Yeah the speed is vastly different but it's getting ~10 tps. And the MoE model is like 50 or something. Might use it if it proves to be much smarter I dont really monitor my agents while they're running.

At least according to gertlabs, Qwen3.6 27B outperforms every SoTA (closed) model at Kotlin: https://archive.vn/RYBCL / https://gertlabs.com/rankings?mode=agentic_coding&language=k...

Interesting. I wonder if there is opportunity to train a set of small model variants to excel at a certain stacks. Eg Qwen3.6-27B for Node + React or Qwen3.6-27B for Rust + TUI

This is always how I've imagined small/consumer-hardware models going in time. If I only ever code in Python, give me a model that does just that (plus some general CS, algorithms, structure, etc.) and does it super-fast and well. Make it small enough that if I need a Python back end and an HTML front end, another specific model can load alongside and collaborate on the front end.
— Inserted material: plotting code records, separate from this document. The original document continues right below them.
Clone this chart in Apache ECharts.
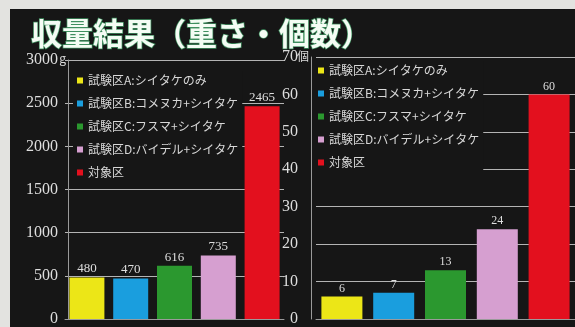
<!DOCTYPE html>
<html><head><meta charset="utf-8">
<script src="https://cdn.jsdelivr.net/npm/echarts@6/dist/echarts.min.js"></script>
<style>html,body{margin:0;padding:0;background:#161616;}#c{width:575px;height:327px;}</style>
</head><body><div id="c"></div>
<script>
const titleText = '収量結果（重さ・個数）';
const categories = ['試験区A:シイタケのみ','試験区B:コメヌカ+シイタケ','試験区C:フスマ+シイタケ','試験区D:バイデル+シイタケ','対象区'];
const colors = ['#ece617','#1a9ede','#2b982f','#d69fd0','#e3101e'];
const weightValues = [480, 470, 616, 735, 2465];
const countValues = [6, 7, 13, 24, 60];
const weightTicks = {min:0, max:3000, interval:500, unit:'g'};
const countTicks = {min:0, max:70, interval:10, unit:'個'};

const labelColor = '#dedede';
const gridLine = '#b4b4b4';

function makeSeries(values, axisIdx, fontSize) {
  return categories.map((name, i) => ({
    name: name,
    type: 'bar',
    xAxisIndex: axisIdx,
    yAxisIndex: axisIdx,
    stack: 's' + axisIdx,
    barWidth: axisIdx === 0 ? 35 : 41,
    itemStyle: {color: colors[i]},
    label: {show: true, position: 'top', distance: 2, color: labelColor,
      fontFamily: 'Liberation Serif', fontSize: fontSize},
    data: categories.map((c, j) => j === i ? values[j] : '-')
  }));
}

function legendCfg(left, top) {
  return {
    left: left, top: top, orient: 'vertical',
    backgroundColor: '#161616', padding: [3, 4, 1, 4],
    icon: 'rect', itemWidth: 6, itemHeight: 6, itemGap: 10,
    textStyle: {color: '#d8d8d8', fontSize: 12, lineHeight: 13, fontFamily: 'Noto Sans CJK JP'},
    data: categories
  };
}

function yAxisCfg(ticks, gridIndex, offset, fontSize, margin, nameGap) {
  return {
    type: 'value', gridIndex: gridIndex, min: ticks.min, max: ticks.max, interval: ticks.interval,
    offset: offset,
    name: ticks.unit, nameLocation: 'end', nameGap: nameGap, nameMoveOverlap: false,
    nameTextStyle: {color: labelColor, fontSize: 12, align: 'right', verticalAlign: 'middle', fontFamily: 'Noto Sans CJK JP', padding:[0,2,0,0]},
    axisLine: {show: true, lineStyle: {color: '#9a9a9a', width: 1}},
    axisTick: {show: false},
    axisLabel: {color: labelColor, fontSize: fontSize, fontFamily: 'Liberation Serif', margin: margin,
      formatter: v => String(v)},
    splitLine: {show: true, lineStyle: {color: gridLine, width: 1}}
  };
}

const chart = echarts.init(document.getElementById('c'), null, {renderer: 'canvas'});
chart.setOption({
  backgroundColor: '#161616',
  animation: false,
  title: {
    text: titleText, left: 31, top: 18, padding: 0,
    textStyle: {color: '#f4fcf4', fontSize: 31, fontWeight: 'bold', fontFamily: 'Noto Sans CJK JP',
      textBorderColor: '#3f8f5f', textBorderWidth: 1.5}
  },
  graphic: [
    {type: 'rect', left: 0, top: 0, shape: {width: 10, height: 327}, style: {fill: '#e3e3e0'}, z: 100},
    {type: 'rect', left: 0, top: 0, shape: {width: 575, height: 9}, style: {fill: '#e3e3e0'}, z: 100}
  ],
  legend: [legendCfg(73, 71), legendCfg(314, 61)],
  grid: [
    {left: 65, top: 60, width: 219, bottom: 5},
    {left: 316, top: 57, width: 259, bottom: 5}
  ],
  xAxis: [
    {type: 'category', gridIndex: 0, data: categories, axisLabel: {show: false}, axisTick: {show: false},
      axisLine: {show: true, lineStyle: {color: '#9a9a9a'}}},
    {type: 'category', gridIndex: 1, data: categories, axisLabel: {show: false}, axisTick: {show: false},
      axisLine: {show: true, lineStyle: {color: '#9a9a9a'}}}
  ],
  yAxis: [
    yAxisCfg(weightTicks, 0, -3, 16, 10, 2),
    yAxisCfg(countTicks, 1, 5, 16, 13, 1)
  ],
  series: makeSeries(weightValues, 0, 13).concat(makeSeries(countValues, 1, 12))
});
</script></body></html>
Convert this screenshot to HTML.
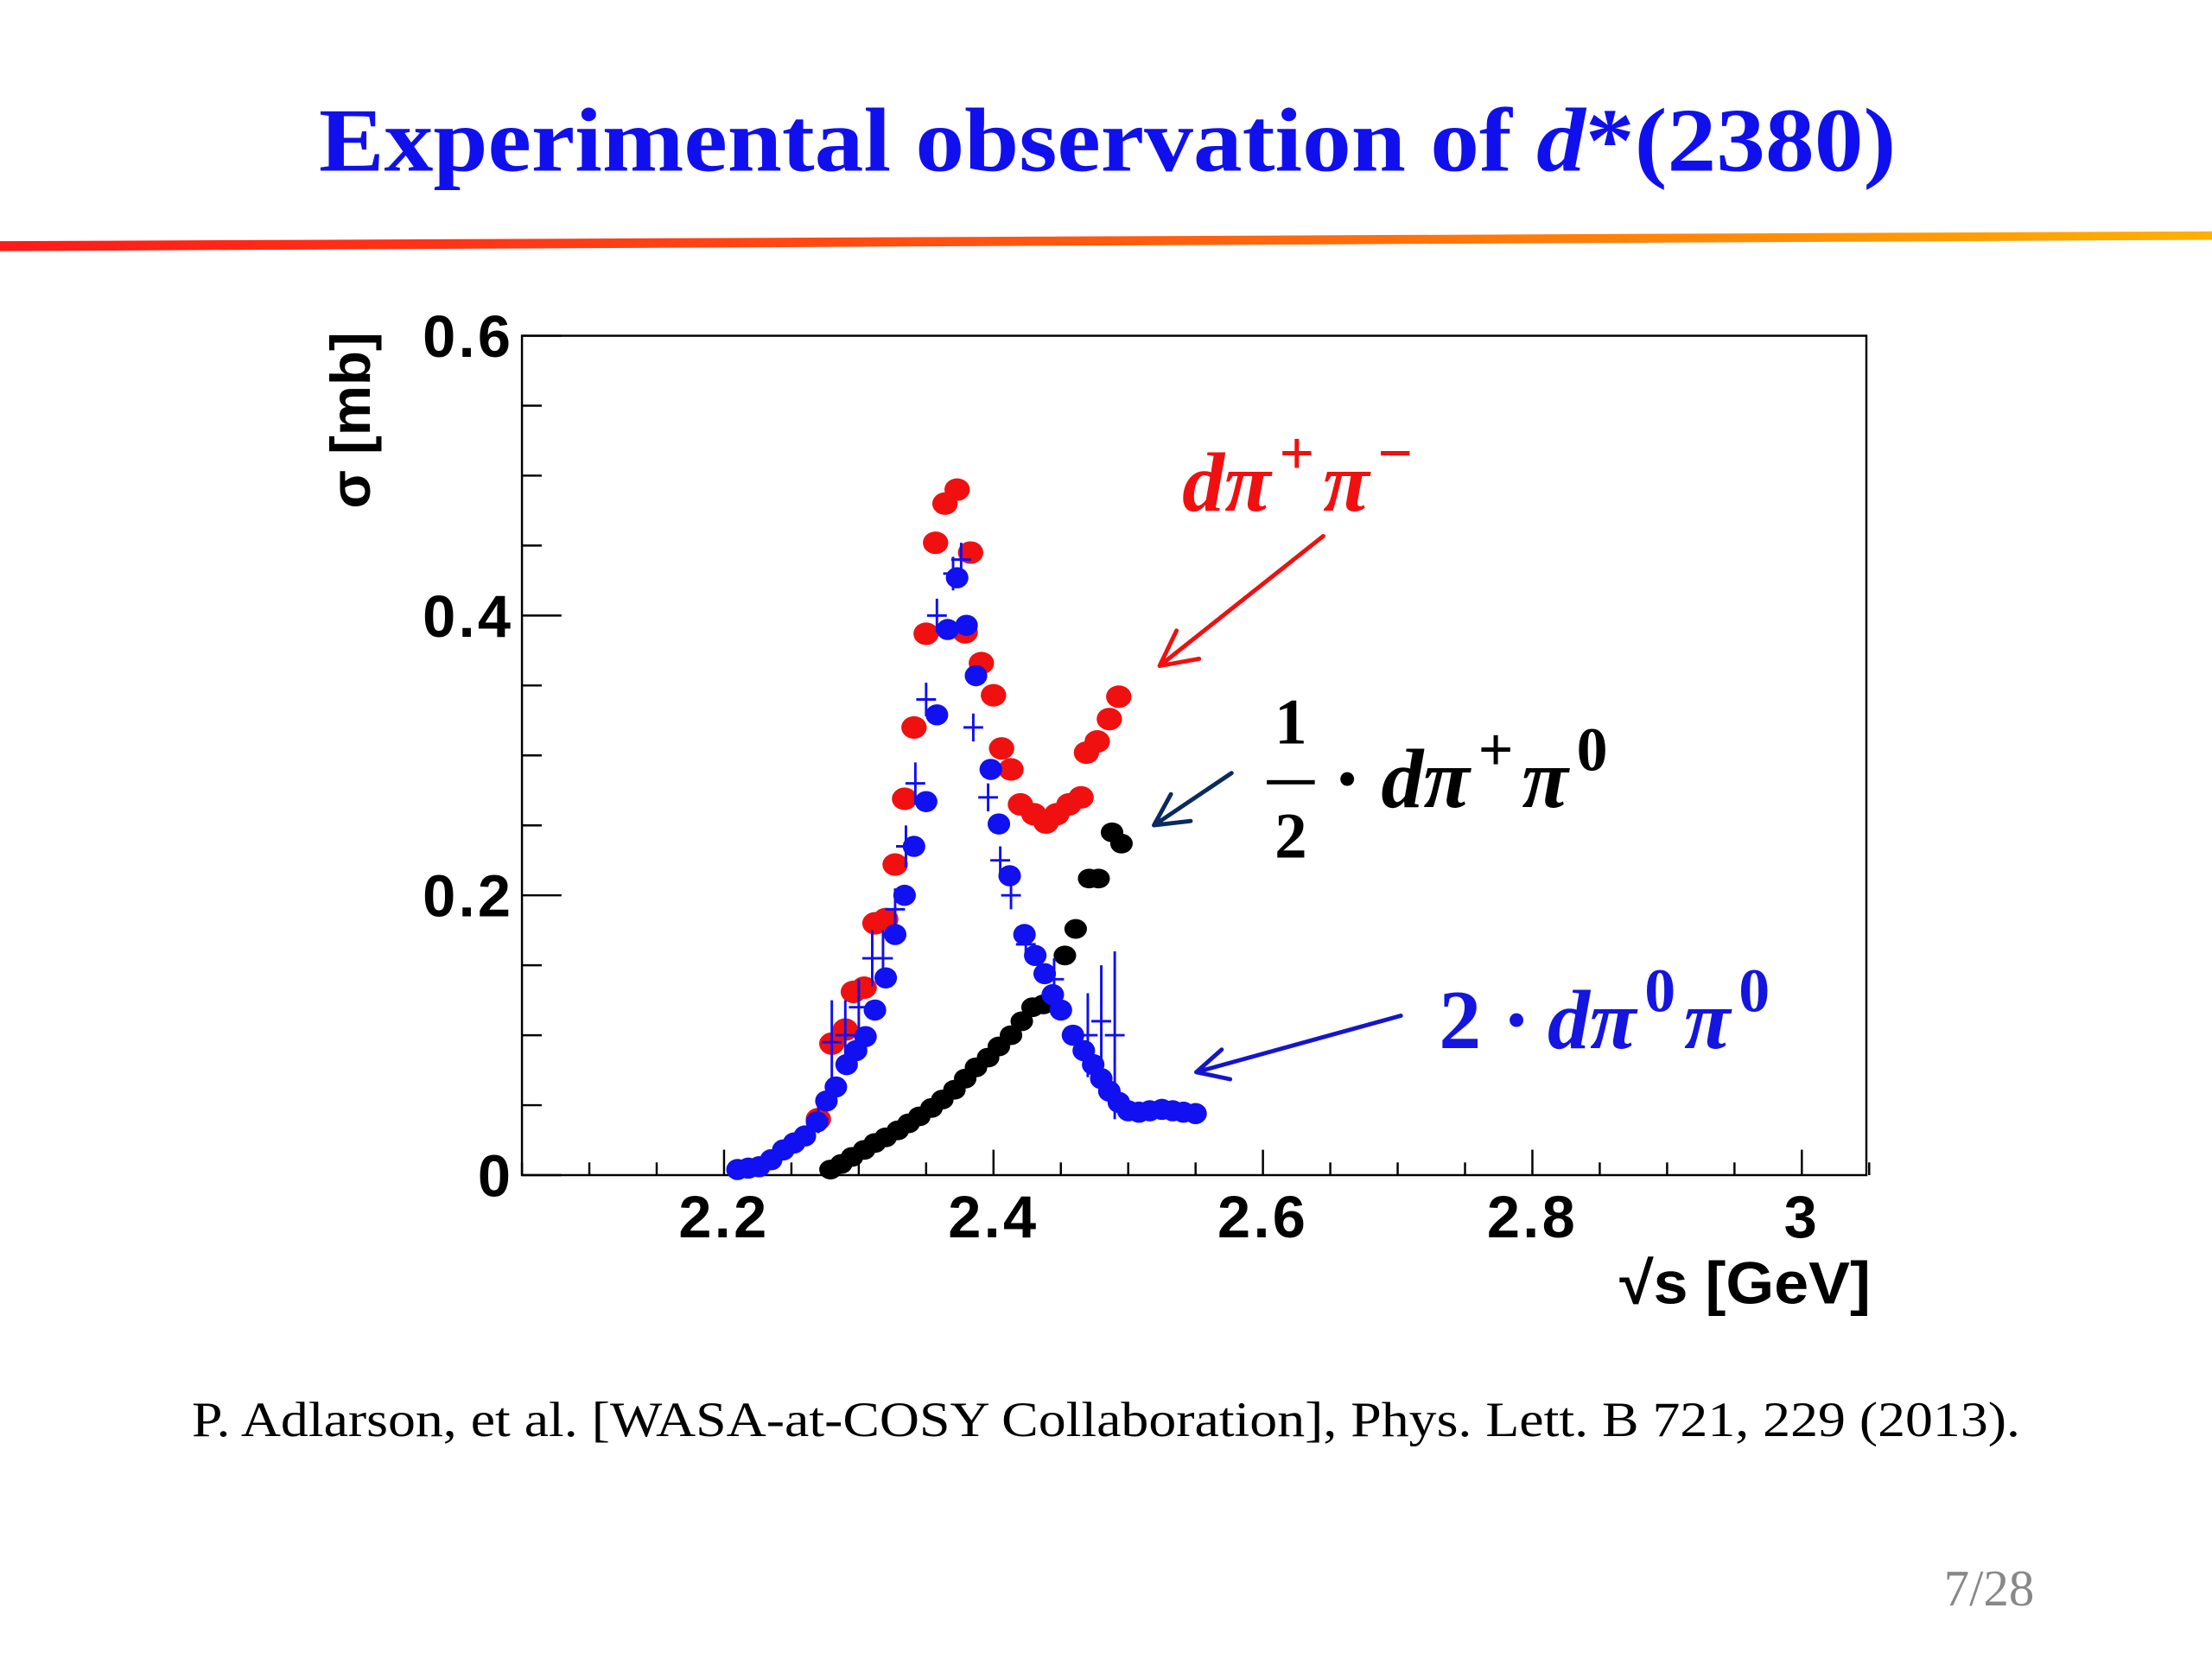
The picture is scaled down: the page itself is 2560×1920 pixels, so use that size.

Or give me a pure shopping model that has a general understanding of products and product categories, and then will playwright/scrape/API into shopping sites to compare options and find me what I want. Etc.

Qwen 3.6 27B is an anomalously strong all-around model for its size, but when we run our evaluations, we generate 10 coding submissions/language/model (110 total). So full discosure, the per-language per-model performances can be noisy (I do not think Qwen3.6 27B is better than Fable 5 in agentic workflows when writing Kotlin, given enough samples, although we do find some interesting anomalies that hold up under large sample sizes).

Hmm, I just assumed bigger was better. How's it different?

Off the top of my head since it seems to be the quick info you're looking for: IIRC, with these two, the 27B is a dense model, meaning it's all active at inference. Meanwhile, the 35B is a Mixture of Experts (MoE), so only part of its network (3B?) is active at any time.

Thanks! Dense models have been slow on my compute, but I'll give it a try. If its not toooooo slow then it's fine I mostly fire and forget agents anyway.

Edit: seems fast! I'll try it out some more, thanks again.